▸ **Task to carry out**: Pictures within the data are to be left out; everything else must be reproduced exactly.
########################################
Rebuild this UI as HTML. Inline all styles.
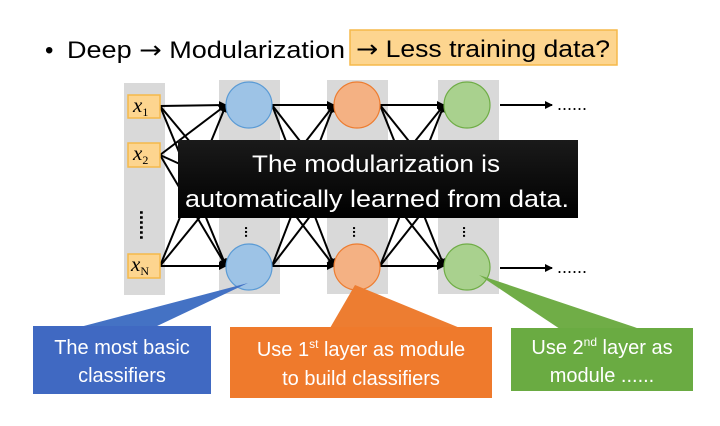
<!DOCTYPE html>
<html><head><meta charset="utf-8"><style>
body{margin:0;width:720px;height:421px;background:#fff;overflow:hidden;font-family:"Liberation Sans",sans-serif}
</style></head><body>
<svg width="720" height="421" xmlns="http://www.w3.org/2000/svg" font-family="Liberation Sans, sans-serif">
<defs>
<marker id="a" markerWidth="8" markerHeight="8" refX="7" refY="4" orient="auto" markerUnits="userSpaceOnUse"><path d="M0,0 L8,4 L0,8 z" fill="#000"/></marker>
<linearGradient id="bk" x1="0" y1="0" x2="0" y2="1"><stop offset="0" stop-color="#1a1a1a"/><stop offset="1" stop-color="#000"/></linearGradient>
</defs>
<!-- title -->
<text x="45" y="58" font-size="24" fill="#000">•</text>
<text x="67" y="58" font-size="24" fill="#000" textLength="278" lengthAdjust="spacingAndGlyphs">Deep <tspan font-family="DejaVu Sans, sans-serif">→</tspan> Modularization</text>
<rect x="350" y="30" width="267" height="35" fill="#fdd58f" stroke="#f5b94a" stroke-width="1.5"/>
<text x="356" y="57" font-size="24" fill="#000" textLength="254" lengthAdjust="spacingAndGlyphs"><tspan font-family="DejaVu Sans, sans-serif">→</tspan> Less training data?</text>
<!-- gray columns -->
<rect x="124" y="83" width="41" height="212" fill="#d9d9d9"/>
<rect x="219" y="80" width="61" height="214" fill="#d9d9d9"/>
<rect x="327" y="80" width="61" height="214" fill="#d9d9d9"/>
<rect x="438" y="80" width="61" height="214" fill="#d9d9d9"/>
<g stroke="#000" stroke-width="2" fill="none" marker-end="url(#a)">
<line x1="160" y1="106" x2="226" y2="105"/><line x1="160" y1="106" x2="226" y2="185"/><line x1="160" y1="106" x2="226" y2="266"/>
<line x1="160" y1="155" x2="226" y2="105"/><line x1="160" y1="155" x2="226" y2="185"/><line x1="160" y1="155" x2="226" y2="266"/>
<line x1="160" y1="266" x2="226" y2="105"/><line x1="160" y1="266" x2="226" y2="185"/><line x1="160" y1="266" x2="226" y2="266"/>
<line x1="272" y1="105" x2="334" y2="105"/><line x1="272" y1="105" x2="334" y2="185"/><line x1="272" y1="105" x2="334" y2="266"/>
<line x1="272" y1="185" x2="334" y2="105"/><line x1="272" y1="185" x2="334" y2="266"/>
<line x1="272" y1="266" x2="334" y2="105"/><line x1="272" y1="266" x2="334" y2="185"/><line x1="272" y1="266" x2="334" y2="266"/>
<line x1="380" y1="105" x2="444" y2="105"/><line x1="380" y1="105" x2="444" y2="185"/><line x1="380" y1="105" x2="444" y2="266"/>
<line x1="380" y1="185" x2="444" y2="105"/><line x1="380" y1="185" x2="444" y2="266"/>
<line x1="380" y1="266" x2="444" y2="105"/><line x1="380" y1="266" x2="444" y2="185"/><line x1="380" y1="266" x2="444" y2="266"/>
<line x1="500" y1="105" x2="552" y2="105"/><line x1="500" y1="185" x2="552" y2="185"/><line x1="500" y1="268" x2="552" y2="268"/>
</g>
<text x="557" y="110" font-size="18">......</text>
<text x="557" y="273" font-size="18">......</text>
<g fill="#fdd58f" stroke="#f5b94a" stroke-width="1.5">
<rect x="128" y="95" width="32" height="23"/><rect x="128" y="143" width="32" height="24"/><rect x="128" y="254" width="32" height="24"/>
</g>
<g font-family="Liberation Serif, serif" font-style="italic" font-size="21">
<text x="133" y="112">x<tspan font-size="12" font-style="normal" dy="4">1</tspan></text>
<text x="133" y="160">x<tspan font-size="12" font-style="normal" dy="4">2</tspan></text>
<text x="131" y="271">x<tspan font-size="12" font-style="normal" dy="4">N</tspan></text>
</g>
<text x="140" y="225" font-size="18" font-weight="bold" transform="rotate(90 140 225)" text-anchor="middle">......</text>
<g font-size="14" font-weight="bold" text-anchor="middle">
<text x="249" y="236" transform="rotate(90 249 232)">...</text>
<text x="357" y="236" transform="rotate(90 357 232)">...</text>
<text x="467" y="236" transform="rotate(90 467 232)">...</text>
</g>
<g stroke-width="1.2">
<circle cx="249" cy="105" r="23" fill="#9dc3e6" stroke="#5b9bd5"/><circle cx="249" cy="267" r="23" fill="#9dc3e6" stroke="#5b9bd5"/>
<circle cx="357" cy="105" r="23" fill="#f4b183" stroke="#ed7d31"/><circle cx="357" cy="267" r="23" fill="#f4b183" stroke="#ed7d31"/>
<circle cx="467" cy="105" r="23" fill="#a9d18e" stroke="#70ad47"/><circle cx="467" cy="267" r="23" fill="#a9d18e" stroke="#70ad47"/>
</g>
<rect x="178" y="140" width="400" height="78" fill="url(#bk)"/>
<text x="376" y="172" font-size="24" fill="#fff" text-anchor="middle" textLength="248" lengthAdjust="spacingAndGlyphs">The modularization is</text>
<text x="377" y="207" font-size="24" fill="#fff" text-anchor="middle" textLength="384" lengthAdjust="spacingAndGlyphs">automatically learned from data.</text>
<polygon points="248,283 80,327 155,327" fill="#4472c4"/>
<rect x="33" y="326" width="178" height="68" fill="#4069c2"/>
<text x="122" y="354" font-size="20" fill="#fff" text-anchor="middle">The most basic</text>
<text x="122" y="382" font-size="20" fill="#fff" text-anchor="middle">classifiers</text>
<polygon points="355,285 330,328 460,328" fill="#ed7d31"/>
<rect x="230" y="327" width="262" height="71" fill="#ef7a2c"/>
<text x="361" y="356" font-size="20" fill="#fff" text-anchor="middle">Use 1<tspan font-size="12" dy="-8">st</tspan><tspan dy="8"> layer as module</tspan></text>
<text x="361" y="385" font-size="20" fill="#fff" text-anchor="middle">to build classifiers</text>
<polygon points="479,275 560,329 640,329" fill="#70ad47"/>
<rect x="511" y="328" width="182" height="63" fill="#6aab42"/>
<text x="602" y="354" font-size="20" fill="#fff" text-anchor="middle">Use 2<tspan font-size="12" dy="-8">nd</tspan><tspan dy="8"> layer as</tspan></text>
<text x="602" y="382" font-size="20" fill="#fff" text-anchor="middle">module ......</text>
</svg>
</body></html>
########################################
▸ **Response to this task**:
Rebuild this UI as HTML. Inline all styles.
<!DOCTYPE html>
<html><head><meta charset="utf-8"><style>
body{margin:0;width:720px;height:421px;background:#fff;overflow:hidden;font-family:"Liberation Sans",sans-serif}
</style></head><body>
<svg width="720" height="421" xmlns="http://www.w3.org/2000/svg" font-family="Liberation Sans, sans-serif">
<defs>
<marker id="a" markerWidth="8" markerHeight="8" refX="7" refY="4" orient="auto" markerUnits="userSpaceOnUse"><path d="M0,0 L8,4 L0,8 z" fill="#000"/></marker>
<linearGradient id="bk" x1="0" y1="0" x2="0" y2="1"><stop offset="0" stop-color="#1a1a1a"/><stop offset="1" stop-color="#000"/></linearGradient>
</defs>
<!-- title -->
<text x="45" y="58" font-size="24" fill="#000">•</text>
<text x="67" y="58" font-size="24" fill="#000" textLength="278" lengthAdjust="spacingAndGlyphs">Deep <tspan font-family="DejaVu Sans, sans-serif">→</tspan> Modularization</text>
<rect x="350" y="30" width="267" height="35" fill="#fdd58f" stroke="#f5b94a" stroke-width="1.5"/>
<text x="356" y="57" font-size="24" fill="#000" textLength="254" lengthAdjust="spacingAndGlyphs"><tspan font-family="DejaVu Sans, sans-serif">→</tspan> Less training data?</text>
<!-- gray columns -->
<rect x="124" y="83" width="41" height="212" fill="#d9d9d9"/>
<rect x="219" y="80" width="61" height="214" fill="#d9d9d9"/>
<rect x="327" y="80" width="61" height="214" fill="#d9d9d9"/>
<rect x="438" y="80" width="61" height="214" fill="#d9d9d9"/>
<g stroke="#000" stroke-width="2" fill="none" marker-end="url(#a)">
<line x1="160" y1="106" x2="226" y2="105"/><line x1="160" y1="106" x2="226" y2="185"/><line x1="160" y1="106" x2="226" y2="266"/>
<line x1="160" y1="155" x2="226" y2="105"/><line x1="160" y1="155" x2="226" y2="185"/><line x1="160" y1="155" x2="226" y2="266"/>
<line x1="160" y1="266" x2="226" y2="105"/><line x1="160" y1="266" x2="226" y2="185"/><line x1="160" y1="266" x2="226" y2="266"/>
<line x1="272" y1="105" x2="334" y2="105"/><line x1="272" y1="105" x2="334" y2="185"/><line x1="272" y1="105" x2="334" y2="266"/>
<line x1="272" y1="185" x2="334" y2="105"/><line x1="272" y1="185" x2="334" y2="266"/>
<line x1="272" y1="266" x2="334" y2="105"/><line x1="272" y1="266" x2="334" y2="185"/><line x1="272" y1="266" x2="334" y2="266"/>
<line x1="380" y1="105" x2="444" y2="105"/><line x1="380" y1="105" x2="444" y2="185"/><line x1="380" y1="105" x2="444" y2="266"/>
<line x1="380" y1="185" x2="444" y2="105"/><line x1="380" y1="185" x2="444" y2="266"/>
<line x1="380" y1="266" x2="444" y2="105"/><line x1="380" y1="266" x2="444" y2="185"/><line x1="380" y1="266" x2="444" y2="266"/>
<line x1="500" y1="105" x2="552" y2="105"/><line x1="500" y1="185" x2="552" y2="185"/><line x1="500" y1="268" x2="552" y2="268"/>
</g>
<text x="557" y="110" font-size="18">......</text>
<text x="557" y="273" font-size="18">......</text>
<g fill="#fdd58f" stroke="#f5b94a" stroke-width="1.5">
<rect x="128" y="95" width="32" height="23"/><rect x="128" y="143" width="32" height="24"/><rect x="128" y="254" width="32" height="24"/>
</g>
<g font-family="Liberation Serif, serif" font-style="italic" font-size="21">
<text x="133" y="112">x<tspan font-size="12" font-style="normal" dy="4">1</tspan></text>
<text x="133" y="160">x<tspan font-size="12" font-style="normal" dy="4">2</tspan></text>
<text x="131" y="271">x<tspan font-size="12" font-style="normal" dy="4">N</tspan></text>
</g>
<text x="140" y="225" font-size="18" font-weight="bold" transform="rotate(90 140 225)" text-anchor="middle">......</text>
<g font-size="14" font-weight="bold" text-anchor="middle">
<text x="249" y="236" transform="rotate(90 249 232)">...</text>
<text x="357" y="236" transform="rotate(90 357 232)">...</text>
<text x="467" y="236" transform="rotate(90 467 232)">...</text>
</g>
<g stroke-width="1.2">
<circle cx="249" cy="105" r="23" fill="#9dc3e6" stroke="#5b9bd5"/><circle cx="249" cy="267" r="23" fill="#9dc3e6" stroke="#5b9bd5"/>
<circle cx="357" cy="105" r="23" fill="#f4b183" stroke="#ed7d31"/><circle cx="357" cy="267" r="23" fill="#f4b183" stroke="#ed7d31"/>
<circle cx="467" cy="105" r="23" fill="#a9d18e" stroke="#70ad47"/><circle cx="467" cy="267" r="23" fill="#a9d18e" stroke="#70ad47"/>
</g>
<rect x="178" y="140" width="400" height="78" fill="url(#bk)"/>
<text x="376" y="172" font-size="24" fill="#fff" text-anchor="middle" textLength="248" lengthAdjust="spacingAndGlyphs">The modularization is</text>
<text x="377" y="207" font-size="24" fill="#fff" text-anchor="middle" textLength="384" lengthAdjust="spacingAndGlyphs">automatically learned from data.</text>
<polygon points="248,283 80,327 155,327" fill="#4472c4"/>
<rect x="33" y="326" width="178" height="68" fill="#4069c2"/>
<text x="122" y="354" font-size="20" fill="#fff" text-anchor="middle">The most basic</text>
<text x="122" y="382" font-size="20" fill="#fff" text-anchor="middle">classifiers</text>
<polygon points="355,285 330,328 460,328" fill="#ed7d31"/>
<rect x="230" y="327" width="262" height="71" fill="#ef7a2c"/>
<text x="361" y="356" font-size="20" fill="#fff" text-anchor="middle">Use 1<tspan font-size="12" dy="-8">st</tspan><tspan dy="8"> layer as module</tspan></text>
<text x="361" y="385" font-size="20" fill="#fff" text-anchor="middle">to build classifiers</text>
<polygon points="479,275 560,329 640,329" fill="#70ad47"/>
<rect x="511" y="328" width="182" height="63" fill="#6aab42"/>
<text x="602" y="354" font-size="20" fill="#fff" text-anchor="middle">Use 2<tspan font-size="12" dy="-8">nd</tspan><tspan dy="8"> layer as</tspan></text>
<text x="602" y="382" font-size="20" fill="#fff" text-anchor="middle">module ......</text>
</svg>
</body></html>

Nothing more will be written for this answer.